# [THE EXERCISE]
Lines holding the string "this" are the ones to copy; find them all in the data.

- - -

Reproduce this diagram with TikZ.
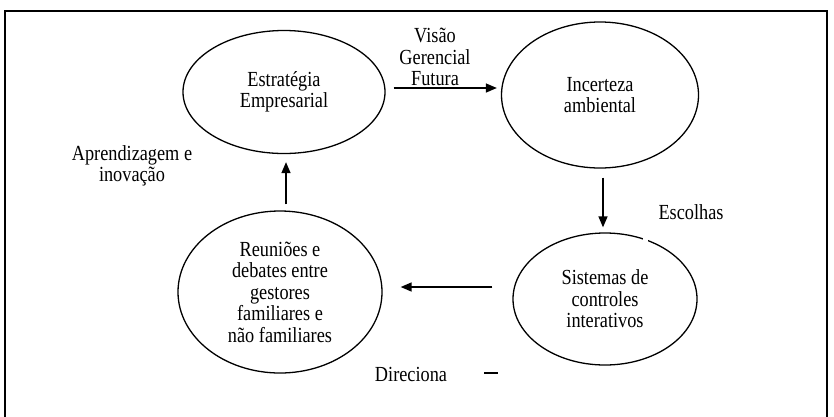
\documentclass[tikz,border=0pt]{standalone}
\usepackage{fontspec}
\setmainfont{Liberation Serif}[FakeStretch=0.85]
\usetikzlibrary{shapes.geometric,arrows.meta}
\begin{document}
\begin{tikzpicture}[x=1pt,y=-1pt,
  txt/.style={font=\fontsize{21.5}{21.5}\selectfont, align=center, inner sep=0pt},
  bubble/.style={txt, ellipse, draw, line width=1.3pt},
  arr/.style={line width=1.5pt, -{Triangle[length=11pt,width=9pt]}},
  frameline/.style={line width=2.6pt}]
\useasboundingbox (0,0) rectangle (834,416);

% outer frame
\draw[frameline] (5,418) -- (5,11) -- (827,11) -- (827,418);

% the four stages of the cycle
\node[bubble, minimum width=202pt, minimum height=123pt] (est) at (284,92)
  {Estratégia\\Empresarial};
\node[bubble, minimum width=197pt, minimum height=146pt] (inc) at (600,95)
  {Incerteza\\ambiental};
\node[bubble, minimum width=184pt, minimum height=132pt] (sis) at (605,299)
  {Sistemas de\\controles\\interativos};
\node[bubble, minimum width=204pt, minimum height=162pt] (reu) at (280,292)
  {Reuniões e\\debates entre\\gestores\\familiares e\\não familiares};

% small break in the outline of the lower right ellipse
\fill[white] (643,236) rectangle (648,244);

% connectors
\draw[arr, shorten <=8pt, shorten >=4pt]
  ([yshift=4pt]est.east) -- ([yshift=4pt]est.east -| inc.west);
\draw[arr, shorten <=9pt, shorten >=5pt]
  ([xshift=3pt]inc.south) -- ([xshift=3pt]inc.south |- sis.north);
\draw[arr, shorten <=20pt, shorten >=18pt]
  ([yshift=12pt]sis.west) -- ([yshift=12pt]sis.west -| reu.east);
\draw[arr, shorten <=6pt, shorten >=8pt]
  ([xshift=6pt]reu.north) -- ([xshift=6pt]reu.north |- est.south);

% labels
\node[txt] (lvis) at (435,57) {Visão\\Gerencial\\Futura};
\node[txt] (lesc) at (691,212) {Escolhas};
\node[txt] (lapr) at (132,166) {Aprendizagem e\\inovação};
\node[txt] (ldir) at (411,374) {Direciona};
\coordinate (dashA) at (484,373);
\coordinate (dashB) at (498,373);
\draw[line width=1.6pt] (dashA) -- (dashB);
\end{tikzpicture}
\end{document}
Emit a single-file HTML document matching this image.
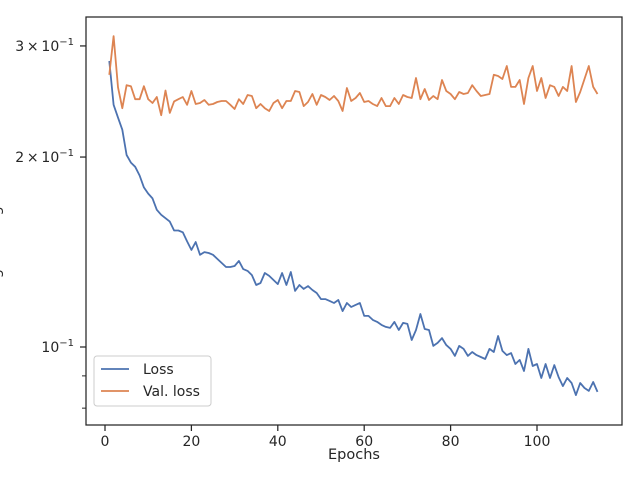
<!DOCTYPE html>
<html><head><meta charset="utf-8"><style>
body{margin:0;background:#fff;}
svg text{font-family:"DejaVu Sans","Liberation Sans",sans-serif;fill:#262626;}
</style></head><body>
<svg id="chart" width="640" height="480" xmlns="http://www.w3.org/2000/svg">
<rect width="640" height="480" fill="#fff"/>
<g id="plot"></g>
<rect x="86" y="17" width="536" height="408" fill="none" stroke="#262626" stroke-width="1.25"/>
<g id="axes"></g>
<text x="354" y="459" font-size="14.5" text-anchor="middle">Epochs</text>
<text transform="translate(0,215) rotate(-90)" font-size="14.5" text-anchor="middle">Negative log-likelihood</text>
<g>
<rect x="94" y="356" width="117" height="50" rx="3" fill="#fff" fill-opacity="0.8" stroke="#ccc"/>
<line x1="101" y1="369" x2="129" y2="369" stroke="#4c72b0" stroke-width="1.8"/>
<text x="143" y="374" font-size="14">Loss</text>
<line x1="101" y1="391" x2="129" y2="391" stroke="#dd8452" stroke-width="1.8"/>
<text x="143" y="396" font-size="14">Val. loss</text>
</g>
</svg>
<script>
const lossValues=[.284,.242,.231,.221,.2015,.196,.193,.187,.179,.175,.172,.165,.162,.160,.158,.153,.153,.152,.147,.1425,.1467,.140,.1414,.1409,.140,.1379,.1359,.1339,.1339,.1344,.1369,.1329,.132,.130,.1254,.1263,.131,.1296,.1277,.1258,.131,.1254,.1315,.1227,.1254,.1236,.1249,.1231,.1218,.1191,.1191,.1183,.1174,.1187,.114,.1174,.1157,.1166,.1174,.112,.112,.1104,.1096,.1084,.1076,.1072,.1096,.1064,.1092,.1088,.1026,.1064,.1128,.1068,.1064,.1004,.1015,.1033,.1007,.0993,.0968,.1004,.0993,.0968,.0982,.0971,.0964,.0957,.0993,.0982,.1041,.0986,.0971,.0978,.094,.0954,.0916,.0993,.0933,.094,.0893,.094,.0893,.0936,.0896,.0867,.0893,.0877,.0839,.0877,.0861,.0852,.088,.0849];
const valLossValues=[.270,.311,.258,.239,.260,.259,.247,.247,.259,.247,.2436,.249,.233,.255,.235,.245,.247,.249,.242,.2545,.2427,.2436,.2463,.242,.2427,.2445,.2454,.2454,.242,.2383,.247,.2427,.2508,.2499,.239,.2427,.239,.2366,.2436,.2463,.239,.2454,.2454,.2545,.2536,.2409,.2445,.2517,.242,.2508,.249,.2463,.2499,.2454,.2366,.2573,.2454,.2481,.2527,.2445,.2454,.2427,.2409,.2481,.2409,.2409,.2481,.2427,.2508,.249,.2481,.2669,.247,.2564,.2463,.2499,.247,.2649,.2545,.2517,.247,.2536,.2517,.2527,.260,.2545,.2499,.2508,.2517,.270,.2688,.2659,.2788,.2583,.2583,.2649,.2427,.2669,.2788,.2545,.2669,.2481,.260,.2583,.2499,.2583,.2545,.2788,.2445,.2536,.2659,.2788,.2583,.2517];
const xTicks=[0,20,40,60,80,100];
const yMajorTicks=[0.3,0.2,0.1];
const yMajorLabels=["3","2",""];
const yMinorTicks=[0.09,0.08];
const NS="http://www.w3.org/2000/svg";
function xScale(e){return 105+(e-0)*4.32;}
function yScale(v){return 347-Math.log10(v/0.1)*631;}
function mk(tag,attrs,parent){const el=document.createElementNS(NS,tag);for(const k in attrs)el.setAttribute(k,attrs[k]);parent.appendChild(el);return el;}
const plot=document.getElementById('plot');
const axes=document.getElementById('axes');
function series(vals,color,name){
  const d=vals.map((v,i)=>(i?'L':'M')+xScale(i+1).toFixed(1)+','+yScale(v).toFixed(1)).join('');
  const p=mk('path',{d:d,fill:'none',stroke:color,'stroke-width':1.8,'stroke-linejoin':'round'},plot);
  
  
}
series(lossValues,'#4c72b0','loss-line');
series(valLossValues,'#dd8452','val-loss-line');
xTicks.forEach(t=>{
  const x=xScale(t);
  const l=mk('line',{x1:x,y1:425,x2:x,y2:431,stroke:'#262626','stroke-width':1.25},axes);
  
  
  const tx=mk('text',{x:x,y:446,'font-size':14,'text-anchor':'middle'},axes);
  tx.textContent=String(t);
  
  
});
yMajorTicks.forEach((t,i)=>{
  const y=yScale(t);
  const l=mk('line',{x1:80,y1:y,x2:86,y2:y,stroke:'#262626','stroke-width':1.25},axes);
  
  
  const tx=mk('text',{x:74,y:y+5,'font-size':14,'text-anchor':'end'},axes);
  
  
  const pre=yMajorLabels[i]?yMajorLabels[i]+'\u2009\u00d7\u200910':'10';
  tx.textContent=pre;
  const sup=mk('tspan',{dy:-6,'font-size':10},tx);
  sup.textContent='\u22121';
});
yMinorTicks.forEach(t=>{
  const y=yScale(t);
  const l=mk('line',{x1:82,y1:y,x2:86,y2:y,stroke:'#262626','stroke-width':1},axes);
  
  
});
</script>
</body></html>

- - -

# [FINAL ANSWER]
Reproduce this diagram with TikZ.
Emit a single-file HTML document matching this image.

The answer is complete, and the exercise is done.